IRA campaign far worse than 9/11, says Lessing

NOBEL Prize-winning author Doris Lessing has called the September 11 attacks “not that terrible” compared to the campaign of terror waged by the IRA.

British Ms Lessing, 88, who won the Nobel Prize for literature earlier this month, said the attacks were not as “extraordinary” as some Americans think.

She told Spanish newspaper El Pais: “September 11 was terrible, but if one goes back over the history of the IRA, what happened to the Americans wasn’t that terrible.

“Some Americans will think I’m crazy. Many people died, two prominent buildings fell, but it was neither as terrible nor as extraordinary as they think.

“Do you know what people forget? That the IRA attacked with bombs against the [British] government.”

Nearly 3,000 people were killed in the September 11 attacks of 2001.

More than 3,700 died and tens of thousands of people were injured in more than 30 years of violence in Northern Ireland.

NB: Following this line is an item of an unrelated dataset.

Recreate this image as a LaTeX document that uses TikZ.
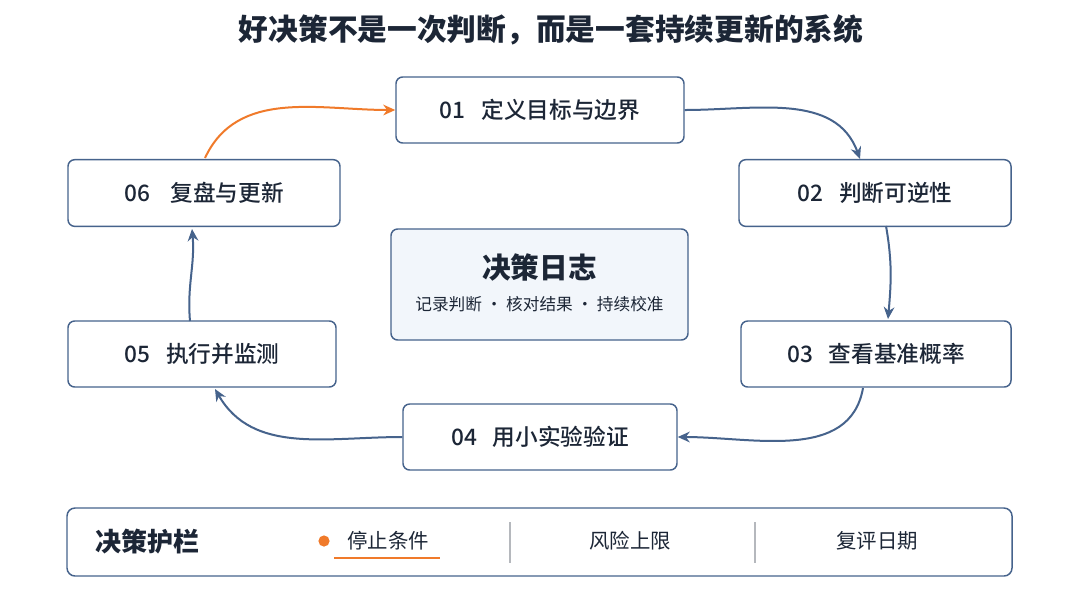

Ms Lessing, author of The Golden Notebook, also poured scorn on former British prime minister Tony Blair and US President George W Bush.

“I always hated Tony Blair, from the beginning,” she said. “I think he has been a disaster for Britain and we have suffered him for many years.

“As for Bush, he’s a world calamity. You have to remember he is a member of a social class which has profited from wars.”